* Data extract

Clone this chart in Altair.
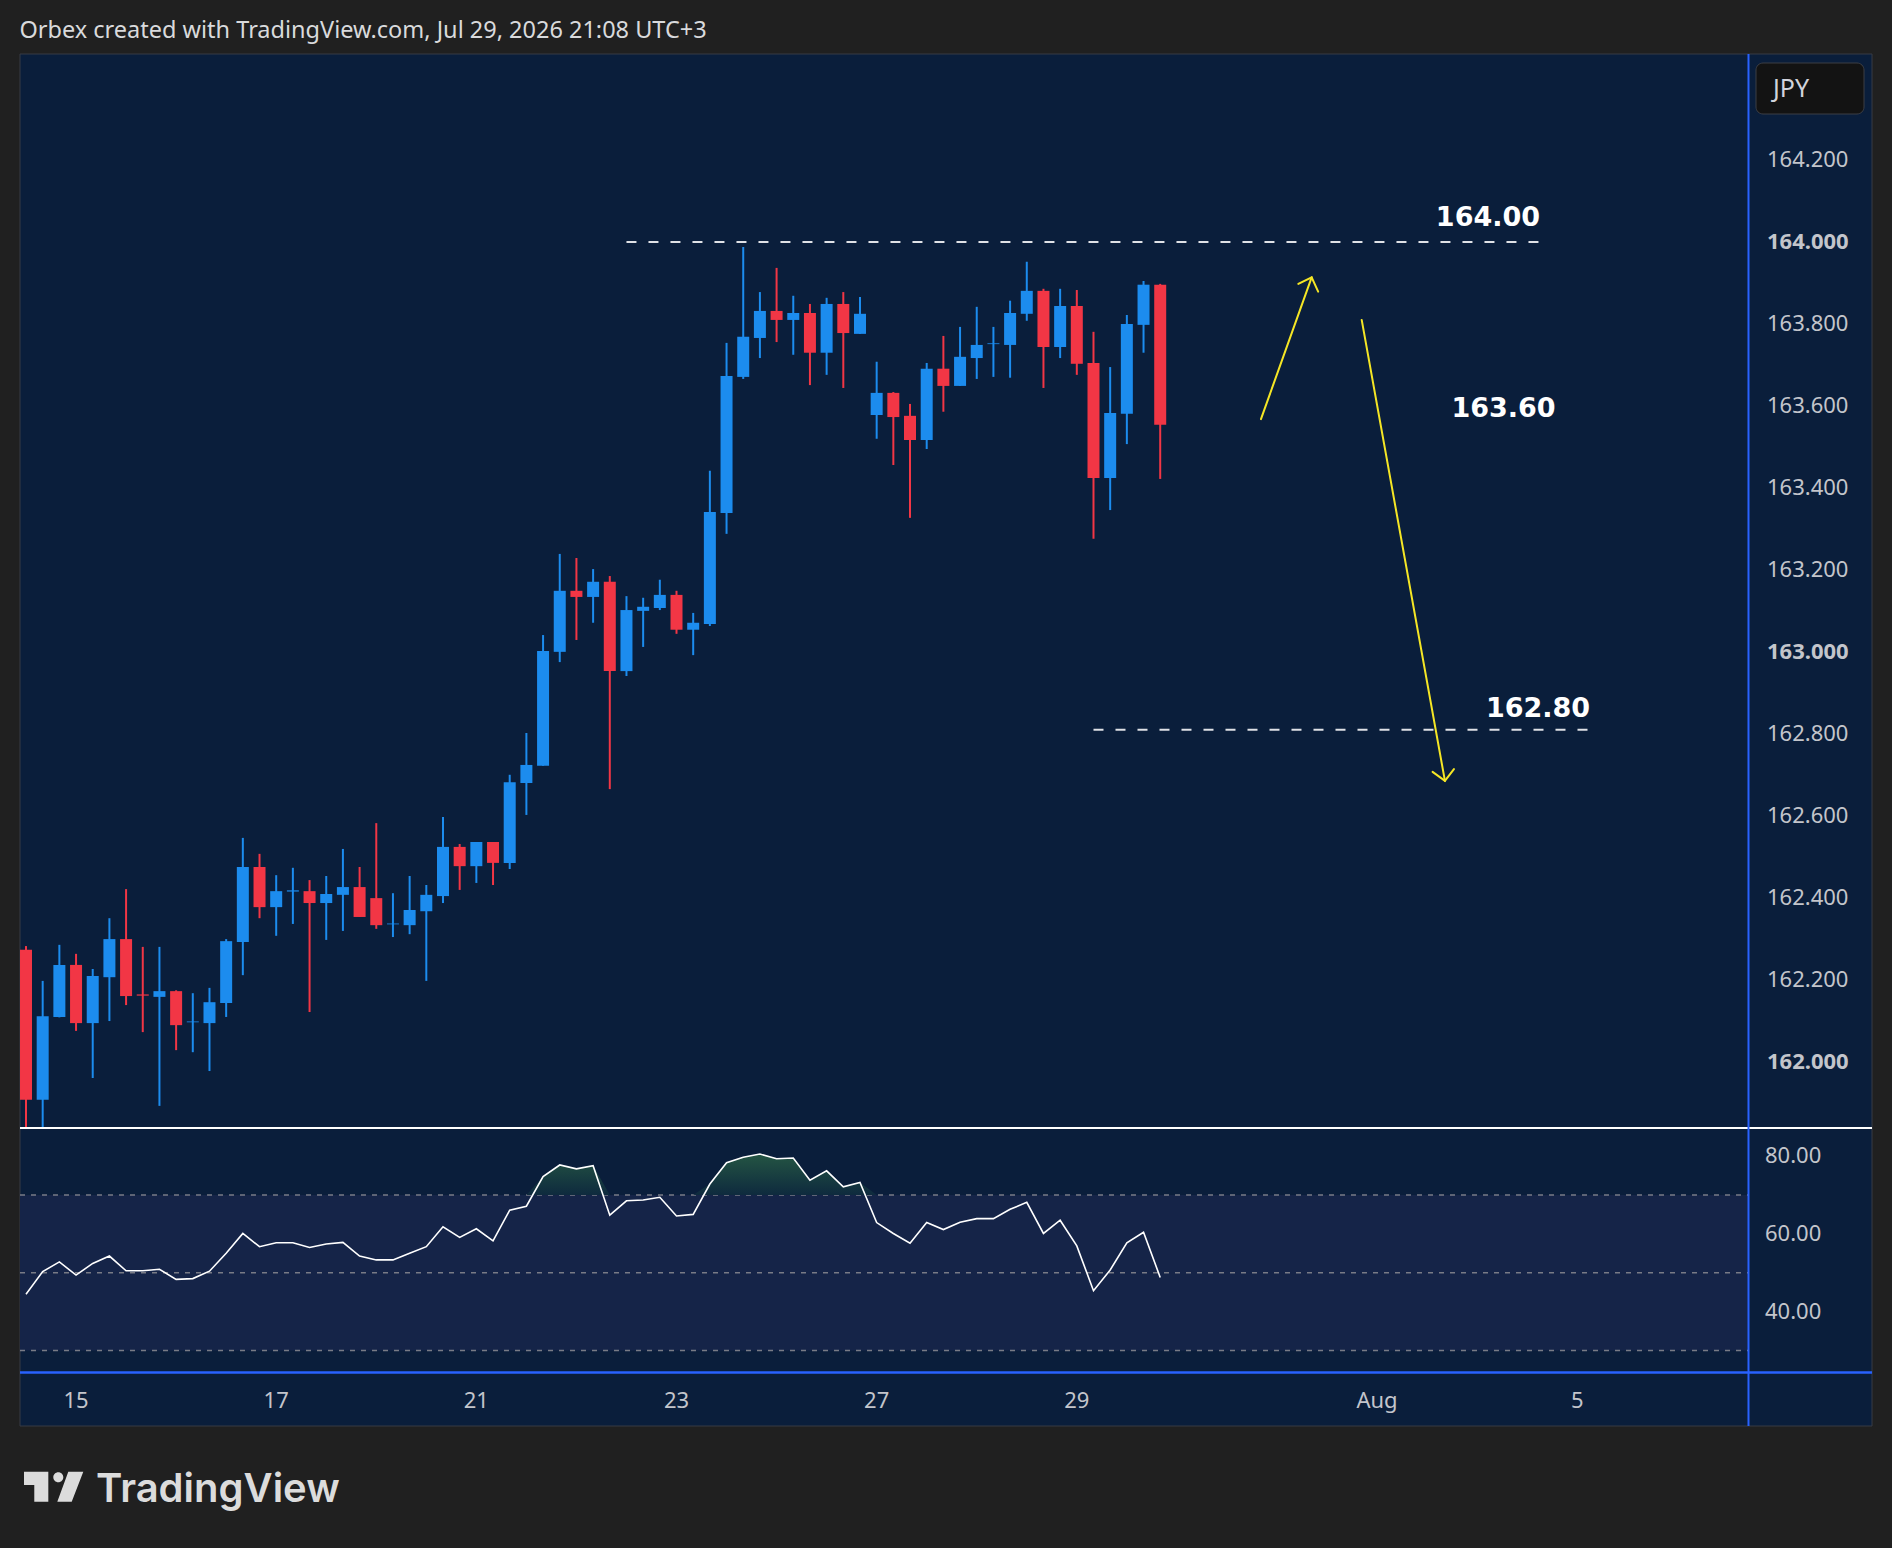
import altair as alt
import pandas as pd

# ---------------- data ----------------
candle_index = list(range(69))
opens = [162.273, 161.907, 162.109, 162.236, 162.094, 162.206, 162.299, 162.164, 162.158, 162.172,
         162.096, 162.094, 162.143, 162.292, 162.475, 162.377, 162.415, 162.416, 162.387, 162.407,
         162.426, 162.399, 162.335, 162.333, 162.367, 162.404, 162.524, 162.477, 162.536, 162.485,
         162.680, 162.722, 163.000, 163.149, 163.134, 163.171, 162.953, 163.100, 163.107, 163.139,
         163.054, 163.068, 163.339, 163.671, 163.766, 163.832, 163.810, 163.827, 163.730, 163.849,
         163.776, 163.578, 163.632, 163.576, 163.517, 163.691, 163.649, 163.717, 163.751, 163.749,
         163.825, 163.881, 163.744, 163.844, 163.705, 163.424, 163.581, 163.798, 163.896]
highs = [162.282, 162.197, 162.285, 162.263, 162.226, 162.350, 162.421, 162.280, 162.280, 162.174,
         162.167, 162.180, 162.299, 162.546, 162.507, 162.455, 162.473, 162.443, 162.453, 162.519,
         162.475, 162.582, 162.411, 162.453, 162.431, 162.597, 162.531, 162.536, 162.536, 162.700,
         162.802, 163.041, 163.239, 163.229, 163.202, 163.185, 163.136, 163.132, 163.176, 163.149,
         163.095, 163.442, 163.754, 163.988, 163.878, 163.937, 163.869, 163.849, 163.864, 163.878,
         163.866, 163.708, 163.634, 163.605, 163.705, 163.771, 163.793, 163.842, 163.793, 163.857,
         163.952, 163.886, 163.886, 163.883, 163.781, 163.695, 163.822, 163.905, 163.898]
lows = [161.840, 161.840, 162.108, 162.075, 161.960, 162.099, 162.138, 162.072, 161.892, 162.028,
        162.023, 161.977, 162.109, 162.211, 162.350, 162.307, 162.336, 162.121, 162.297, 162.319,
        162.353, 162.324, 162.304, 162.311, 162.197, 162.387, 162.419, 162.436, 162.431, 162.470,
        162.602, 162.722, 162.975, 163.029, 163.071, 162.665, 162.941, 163.012, 163.102, 163.044,
        162.992, 163.063, 163.288, 163.666, 163.717, 163.756, 163.725, 163.651, 163.676, 163.644,
        163.776, 163.520, 163.456, 163.327, 163.495, 163.586, 163.649, 163.666, 163.671, 163.669,
        163.808, 163.644, 163.717, 163.676, 163.276, 163.346, 163.507, 163.730, 163.422]
closes = [161.907, 162.111, 162.236, 162.094, 162.209, 162.299, 162.160, 162.161, 162.172, 162.089,
          162.098, 162.145, 162.294, 162.475, 162.377, 162.416, 162.418, 162.387, 162.409, 162.426,
          162.353, 162.333, 162.337, 162.370, 162.407, 162.524, 162.477, 162.536, 162.485, 162.682,
          162.724, 163.002, 163.149, 163.134, 163.171, 162.953, 163.102, 163.110, 163.139, 163.054,
          163.071, 163.341, 163.673, 163.769, 163.832, 163.810, 163.827, 163.730, 163.849, 163.778,
          163.825, 163.632, 163.573, 163.517, 163.691, 163.649, 163.720, 163.749, 163.753, 163.827,
          163.881, 163.744, 163.844, 163.703, 163.424, 163.583, 163.800, 163.896, 163.554]
rsi_values = [44.5, 50.3, 52.8, 49.4, 52.4, 54.3, 50.5, 50.5, 50.9, 48.3,
              48.5, 50.4, 55.0, 60.1, 56.7, 57.7, 57.7, 56.5, 57.4, 57.8,
              54.3, 53.3, 53.3, 55.0, 56.7, 61.8, 59.1, 61.3, 58.2, 66.1,
              67.1, 74.7, 77.7, 76.7, 77.5, 64.8, 68.5, 68.7, 69.4, 64.6,
              65.0, 72.8, 78.3, 79.7, 80.5, 79.3, 79.5, 73.8, 76.2, 72.1,
              73.2, 62.9, 60.1, 57.6, 62.9, 61.1, 63.0, 63.9, 63.9, 66.3,
              68.1, 60.1, 63.5, 56.9, 45.4, 50.7, 57.7, 60.4, 48.8]

price_ticks = [162.0, 162.2, 162.4, 162.6, 162.8, 163.0, 163.2, 163.4, 163.6, 163.8, 164.0, 164.2]
rsi_ticks = [40, 60, 80]
rsi_levels = [30, 50, 70]
rsi_band = [30, 70]
rsi_overbought = 70
date_tick_pos = [3, 15, 27, 39, 51, 63, 81, 93]
date_tick_labels = ["15", "17", "21", "23", "27", "29", "Aug", "5"]

level_values = [164.00, 162.81]
level_start = [36.0, 64.0]
level_end = [90.95, 93.95]

note_texts = ["164.00", "163.60", "162.80"]
note_x = [87.65, 88.58, 90.65]
note_y = [164.058, 163.592, 162.861]

arrow_seg = ["up_shaft", "up_shaft", "up_head", "up_head", "up_head",
             "down_shaft", "down_shaft", "down_head", "down_head", "down_head"]
arrow_ord = [0, 1, 0, 1, 2, 0, 1, 0, 1, 2]
arrow_x = [74.04, 77.08, 76.28, 77.08, 77.47, 80.08, 85.07, 84.33, 85.07, 85.61]
arrow_y = [163.568, 163.914, 163.898, 163.914, 163.879, 163.810, 162.685, 162.707, 162.685, 162.714]

header_text = "Orbex created with TradingView.com, Jul 29, 2026 21:08 UTC+3"
currency_text = "JPY"
brand_text = "TradingView"

# ---------------- styling ----------------
PAGE_BG = "#202020"
NAVY = "#0a1e3b"
BLUE = "#1c8cee"
RED = "#f23645"
AXIS_TXT = "#c3c5cb"
FONT = "Noto Sans"

W, H = 1892, 1548
X_SCALE = alt.Scale(domain=[-0.36, 103.3], range=[20, 1749], nice=False, zero=False, padding=0)
P_SCALE = alt.Scale(domain=[161.838, 164.459], range=[1128, 54], nice=False, zero=False, padding=0)
R_SCALE = alt.Scale(domain=[24.5, 87.2], range=[1372, 1128], nice=False, zero=False, padding=0)

one = pd.DataFrame({"k": [0]})

candles = pd.DataFrame({"i": candle_index, "open": opens, "high": highs, "low": lows, "close": closes})
rsi_df = pd.DataFrame({"i": candle_index, "rsi": rsi_values})
levels_df = pd.DataFrame({"level": level_values, "x0": level_start, "x1": level_end})
notes_df = pd.DataFrame({"label": note_texts, "x": note_x, "y": note_y})
arrows_df = pd.DataFrame({"seg": arrow_seg, "ord": arrow_ord, "x": arrow_x, "y": arrow_y})
rsi_lv_df = pd.DataFrame({"lvl": rsi_levels})
band_df = pd.DataFrame({"lo": [rsi_band[0]], "hi": [rsi_band[1]]})
pticks_df = pd.DataFrame({"v": price_ticks})
rticks_df = pd.DataFrame({"v": rsi_ticks})
dticks_df = pd.DataFrame({"pos": date_tick_pos, "label": date_tick_labels})

color_enc = alt.Color("dir:N", scale=alt.Scale(domain=["up", "down"], range=[BLUE, RED]), legend=None)

# ---------------- background frame ----------------
frame = alt.Chart(one).mark_rect(fill=NAVY, stroke="#363a45", strokeWidth=1).encode(
    x=alt.value(20), x2=alt.value(1872), y=alt.value(54), y2=alt.value(1426))

# ---------------- RSI panel ----------------
band = alt.Chart(band_df).mark_rect(color="#152448").encode(
    x=alt.value(20), x2=alt.value(1749),
    y=alt.Y("lo:Q", scale=R_SCALE, axis=None), y2="hi:Q")
rsi_rules = alt.Chart(rsi_lv_df).mark_rule(color="#787b86", strokeWidth=1.5, strokeDash=[5, 6]).encode(
    x=alt.value(20), x2=alt.value(1749), y=alt.Y("lvl:Q", scale=R_SCALE, axis=None))
ob_fill = alt.Chart(rsi_df).transform_calculate(
    ob="max(datum.rsi, %d)" % rsi_overbought, base="%d" % rsi_overbought
).mark_area(
    color=alt.Gradient(gradient="linear",
                       stops=[alt.GradientStop(color="#245543", offset=0),
                              alt.GradientStop(color="#0e2a3e", offset=1)],
                       x1=0, x2=0, y1=0, y2=1)
).encode(x=alt.X("i:Q", scale=X_SCALE, axis=None),
         y=alt.Y("ob:Q", scale=R_SCALE, axis=None), y2="base:Q")
rsi_line = alt.Chart(rsi_df).mark_line(color="#ffffff", strokeWidth=1.6).encode(
    x=alt.X("i:Q", scale=X_SCALE, axis=None),
    y=alt.Y("rsi:Q", scale=R_SCALE, axis=None))
rsi_labels = alt.Chart(rticks_df).transform_calculate(lbl="format(datum.v, '.2f')").mark_text(
    font=FONT, fontSize=22, color=AXIS_TXT, align="left", baseline="middle").encode(
    x=alt.value(1765), y=alt.Y("v:Q", scale=R_SCALE, axis=None), text="lbl:N")
rsi_layer = alt.layer(band, rsi_rules, ob_fill, rsi_line, rsi_labels)

# ---------------- price panel ----------------
base_c = alt.Chart(candles).transform_calculate(
    dir="datum.close >= datum.open ? 'up' : 'down'")
wicks = base_c.mark_rule(strokeWidth=2).encode(
    x=alt.X("i:Q", scale=X_SCALE, axis=None),
    y=alt.Y("low:Q", scale=P_SCALE, axis=None), y2="high:Q", color=color_enc)
bodies = base_c.mark_bar(width=12, orient="vertical").encode(
    x=alt.X("i:Q", scale=X_SCALE, axis=None),
    y=alt.Y("open:Q", scale=P_SCALE, axis=None), y2="close:Q", color=color_enc)
lvl_lines = alt.Chart(levels_df).mark_rule(color="#dfe1e6", strokeWidth=2, strokeDash=[10, 12]).encode(
    x=alt.X("x0:Q", scale=X_SCALE, axis=None), x2="x1:Q",
    y=alt.Y("level:Q", scale=P_SCALE, axis=None))
arrows = alt.Chart(arrows_df).mark_line(color="#f5e625", strokeWidth=2, strokeCap="round").encode(
    x=alt.X("x:Q", scale=X_SCALE, axis=None),
    y=alt.Y("y:Q", scale=P_SCALE, axis=None), detail="seg:N", order="ord:Q")
notes = alt.Chart(notes_df).mark_text(font="DejaVu Sans", fontSize=27, fontWeight="bold", color="#ffffff",
                                      align="center", baseline="middle").encode(
    x=alt.X("x:Q", scale=X_SCALE, axis=None),
    y=alt.Y("y:Q", scale=P_SCALE, axis=None), text="label:N")
price_base = alt.Chart(pticks_df).transform_calculate(
    lbl="format(datum.v, '.3f')", whole="abs(datum.v - round(datum.v)) < 0.0001 ? 1 : 0")
price_labels_n = price_base.transform_filter("datum.whole == 0").mark_text(
    font=FONT, fontSize=22, color=AXIS_TXT, align="left", baseline="middle").encode(
    x=alt.value(1767), y=alt.Y("v:Q", scale=P_SCALE, axis=None), text="lbl:N")
price_labels_b = price_base.transform_filter("datum.whole == 1").mark_text(
    font=FONT, fontSize=22, fontWeight="bold", color=AXIS_TXT, align="left", baseline="middle").encode(
    x=alt.value(1767), y=alt.Y("v:Q", scale=P_SCALE, axis=None), text="lbl:N")
date_labels = alt.Chart(dticks_df).mark_text(
    font=FONT, fontSize=22, color=AXIS_TXT, align="center", baseline="middle").encode(
    x=alt.X("pos:Q", scale=X_SCALE, axis=None), y=alt.value(1400.5), text="label:N")
price_layer = alt.layer(wicks, bodies, lvl_lines, arrows, notes, price_labels_n, price_labels_b, date_labels)

# ---------------- separators & chrome ----------------
sep_white = alt.Chart(one).mark_rule(color="#ffffff", strokeWidth=2).encode(
    x=alt.value(20), x2=alt.value(1872), y=alt.value(1128))
sep_blue_h = alt.Chart(one).mark_rule(color="#2962ff", strokeWidth=2.5).encode(
    x=alt.value(20), x2=alt.value(1872), y=alt.value(1372.5))
sep_blue_v = alt.Chart(one).mark_rule(color="#2962ff", strokeWidth=2).encode(
    x=alt.value(1748.5), y=alt.value(54), y2=alt.value(1426))
jpy_box = alt.Chart(one).mark_rect(fill="#131313", stroke="#3d3f45", strokeWidth=1, cornerRadius=7).encode(
    x=alt.value(1756), x2=alt.value(1864), y=alt.value(63), y2=alt.value(114))
jpy_txt = alt.Chart(pd.DataFrame({"t": [currency_text]})).mark_text(
    font=FONT, fontSize=25, color="#d1d4dc", align="left", baseline="middle").encode(
    x=alt.value(1773), y=alt.value(88.5), text="t:N")
header = alt.Chart(pd.DataFrame({"t": [header_text]})).mark_text(
    font=FONT, fontSize=23.5, color="#d9dadc", align="left", baseline="alphabetic").encode(
    x=alt.value(19.5), y=alt.value(38.3), text="t:N")
brand = alt.Chart(pd.DataFrame({"t": [brand_text]})).mark_text(
    font="Inter", fontSize=40, fontWeight=600, color="#dcdcdc", align="left", baseline="alphabetic").encode(
    x=alt.value(96), y=alt.value(1501.7), text="t:N")
logo_path = ("M-1,-0.506L-0.18,-0.506L-0.18,0.506L-0.653,0.506L-0.653,-0.057L-1,-0.057Z"
             "M-0.012,-0.317A0.169,0.169,0,1,0,0.326,-0.317A0.169,0.169,0,1,0,-0.012,-0.317Z"
             "M0.494,-0.506L1,-0.506L0.609,0.506L0.123,0.506Z")
logo = alt.Chart(one).mark_point(shape=logo_path, size=3516, filled=True, fill="#dcdcdc",
                                 strokeWidth=0, opacity=1).encode(
    x=alt.value(53.65), y=alt.value(1486.7))

chart = alt.layer(
    frame, rsi_layer, price_layer, sep_white, sep_blue_h, sep_blue_v,
    jpy_box, jpy_txt, header, brand, logo
).resolve_scale(y="independent").properties(
    width=W, height=H,
    autosize=alt.AutoSizeParams(type="none"),
    padding={"left": 0, "right": 0, "top": 0, "bottom": 0},
    background=PAGE_BG,
).configure_view(stroke=None)

chart.save("out.html", embed_options={"renderer": "svg", "actions": False})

* Given request
Repeat, exactly and in full, each line from the start of the data to the line that contains "import pandas as pd". Pictures do not go in.

* The completed task
Clone this chart in Altair.
import altair as alt
import pandas as pd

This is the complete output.